Since that gives you just under 2% salt in the bacon, but the correct amount of cure, if you like your bacon a little saltier, you can add more salt...  Some folks like salt at 2.5% as an example...  soooo, 4540 x 0.025 = 114 grams - 91 grams = 23 grams of extra salt you would add.....  

Me being older than dirt, I'm cutting back on salt...   I find the flavor very good...  especially when aged in the refer, during the curing process, for a month to dehydrate the slab a bit, and concentrate the bacon flavor...    then I oven cook it, on a rack, at ~350 ish deg. F...   then I can coat it in maple syrup and bake it more for a maple glazed snack stick of _BACON !!!!_


----------



## kendec65 (Apr 4, 2017)

I can handle that, and would you recommend for a starter like me to smoke one day 4-6 hours or more till I know what I like. After done smoking how long do you rest it!


----------



## daveomak (Apr 4, 2017)

If you have the AMNPS...   I burn 1.5 rows of hickory pellets...   a mildly strong flavor of smoke...    Then the belly goes back in the refer, on a wire rack, to mellow for another week or so...   Then into the freezer for 2-4 hours until it gets firm and easier to slice...    wrap a pound or 2 in plastic wrap and into a vacuum bag to seal up for freezer storage...

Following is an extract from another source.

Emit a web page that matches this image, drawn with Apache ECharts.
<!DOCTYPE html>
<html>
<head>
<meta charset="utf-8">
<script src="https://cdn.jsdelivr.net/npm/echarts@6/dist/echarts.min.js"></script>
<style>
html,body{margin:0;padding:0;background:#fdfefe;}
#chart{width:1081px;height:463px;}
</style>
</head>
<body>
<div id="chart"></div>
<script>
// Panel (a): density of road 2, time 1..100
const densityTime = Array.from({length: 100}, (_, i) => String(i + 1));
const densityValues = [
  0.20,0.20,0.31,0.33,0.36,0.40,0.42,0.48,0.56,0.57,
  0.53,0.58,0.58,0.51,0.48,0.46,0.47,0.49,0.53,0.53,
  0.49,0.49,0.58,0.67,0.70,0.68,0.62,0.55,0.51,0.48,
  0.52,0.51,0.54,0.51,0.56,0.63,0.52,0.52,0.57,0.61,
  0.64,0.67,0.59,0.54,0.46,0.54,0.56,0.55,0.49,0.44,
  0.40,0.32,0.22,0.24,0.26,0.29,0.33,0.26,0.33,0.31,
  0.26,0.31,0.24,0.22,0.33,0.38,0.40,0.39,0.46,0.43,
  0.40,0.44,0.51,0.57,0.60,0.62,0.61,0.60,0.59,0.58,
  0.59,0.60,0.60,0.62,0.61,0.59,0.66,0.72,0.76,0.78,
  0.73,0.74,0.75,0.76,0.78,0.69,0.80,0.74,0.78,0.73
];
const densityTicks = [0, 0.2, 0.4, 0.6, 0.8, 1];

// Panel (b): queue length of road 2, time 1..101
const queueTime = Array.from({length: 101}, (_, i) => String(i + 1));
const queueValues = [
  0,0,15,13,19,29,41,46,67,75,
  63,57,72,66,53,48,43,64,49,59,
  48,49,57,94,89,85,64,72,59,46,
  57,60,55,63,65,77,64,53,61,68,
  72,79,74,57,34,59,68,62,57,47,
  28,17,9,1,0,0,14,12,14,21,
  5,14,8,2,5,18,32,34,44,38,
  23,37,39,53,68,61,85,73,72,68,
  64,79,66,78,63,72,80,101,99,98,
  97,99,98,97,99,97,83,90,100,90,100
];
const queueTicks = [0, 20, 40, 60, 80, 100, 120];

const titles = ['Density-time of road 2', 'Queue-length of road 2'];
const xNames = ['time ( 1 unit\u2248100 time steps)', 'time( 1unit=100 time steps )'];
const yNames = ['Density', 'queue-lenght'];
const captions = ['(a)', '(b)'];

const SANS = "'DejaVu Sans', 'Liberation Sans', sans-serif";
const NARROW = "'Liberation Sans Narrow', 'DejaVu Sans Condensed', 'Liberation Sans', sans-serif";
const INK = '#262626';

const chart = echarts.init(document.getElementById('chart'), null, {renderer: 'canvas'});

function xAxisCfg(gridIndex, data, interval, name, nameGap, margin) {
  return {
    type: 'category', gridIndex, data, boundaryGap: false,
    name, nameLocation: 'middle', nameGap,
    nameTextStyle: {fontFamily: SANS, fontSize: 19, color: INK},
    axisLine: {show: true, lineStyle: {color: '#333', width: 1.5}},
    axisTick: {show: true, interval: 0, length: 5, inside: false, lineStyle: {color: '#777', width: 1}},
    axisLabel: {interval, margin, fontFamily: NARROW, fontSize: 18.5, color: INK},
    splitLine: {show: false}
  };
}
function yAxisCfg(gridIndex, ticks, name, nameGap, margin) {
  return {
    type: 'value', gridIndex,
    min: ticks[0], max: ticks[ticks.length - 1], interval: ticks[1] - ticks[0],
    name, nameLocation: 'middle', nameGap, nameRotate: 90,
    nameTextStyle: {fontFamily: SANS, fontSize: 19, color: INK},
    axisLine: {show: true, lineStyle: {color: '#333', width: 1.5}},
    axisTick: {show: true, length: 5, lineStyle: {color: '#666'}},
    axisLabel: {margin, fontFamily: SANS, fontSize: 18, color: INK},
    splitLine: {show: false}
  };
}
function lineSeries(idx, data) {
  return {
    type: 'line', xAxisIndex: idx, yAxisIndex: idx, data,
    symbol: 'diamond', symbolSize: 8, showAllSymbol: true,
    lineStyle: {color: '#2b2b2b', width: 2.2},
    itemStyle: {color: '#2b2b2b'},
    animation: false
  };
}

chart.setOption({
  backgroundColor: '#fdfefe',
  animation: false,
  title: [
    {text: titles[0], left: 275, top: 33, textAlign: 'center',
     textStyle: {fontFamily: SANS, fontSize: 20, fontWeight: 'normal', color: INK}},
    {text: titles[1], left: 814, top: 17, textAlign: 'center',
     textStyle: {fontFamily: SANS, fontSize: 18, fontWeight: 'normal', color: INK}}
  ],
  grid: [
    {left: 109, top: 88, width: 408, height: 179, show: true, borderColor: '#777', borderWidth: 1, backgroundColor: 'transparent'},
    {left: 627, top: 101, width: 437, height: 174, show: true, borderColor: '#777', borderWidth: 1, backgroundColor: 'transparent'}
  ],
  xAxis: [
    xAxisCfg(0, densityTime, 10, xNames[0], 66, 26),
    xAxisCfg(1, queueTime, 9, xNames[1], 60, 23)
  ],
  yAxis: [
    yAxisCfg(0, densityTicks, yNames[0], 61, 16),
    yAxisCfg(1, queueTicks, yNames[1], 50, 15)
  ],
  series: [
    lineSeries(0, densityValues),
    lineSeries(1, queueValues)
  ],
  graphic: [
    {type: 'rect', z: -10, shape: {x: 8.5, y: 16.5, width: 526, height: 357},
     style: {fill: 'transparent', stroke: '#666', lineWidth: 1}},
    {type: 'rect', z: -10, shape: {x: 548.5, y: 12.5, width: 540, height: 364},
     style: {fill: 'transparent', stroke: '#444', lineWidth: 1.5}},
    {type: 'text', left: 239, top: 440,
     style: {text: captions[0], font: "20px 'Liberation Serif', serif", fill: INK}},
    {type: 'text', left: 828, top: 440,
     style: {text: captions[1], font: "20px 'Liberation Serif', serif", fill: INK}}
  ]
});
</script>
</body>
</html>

I have used Pitmasters Choice on the bacon...  It is a mild, smooth smoke flavor everyone likes...  I have used Alder...  the preferred wood for salmon and it's mild and very appealing to all also...  

If you have enough, cut the slab into 2 or more pieces...  smoke for 6 hours one day, remove one slab and smoke the other slab the next day for 6...   

You will be experimenting, every smoke, from now until eternity..   keep notes...  Best of luck...  take pictures and post your results...  

Dave

Below is a description of "cold smoking" from Wedliny-Domowe web site, where Stanley Marianski contributes, and he is also a member on this forum...

http://www.meatsandsausages.com/meat-smoking/cold-smoking


----------



## kendec65 (Apr 4, 2017)

Thanks Dave!


----------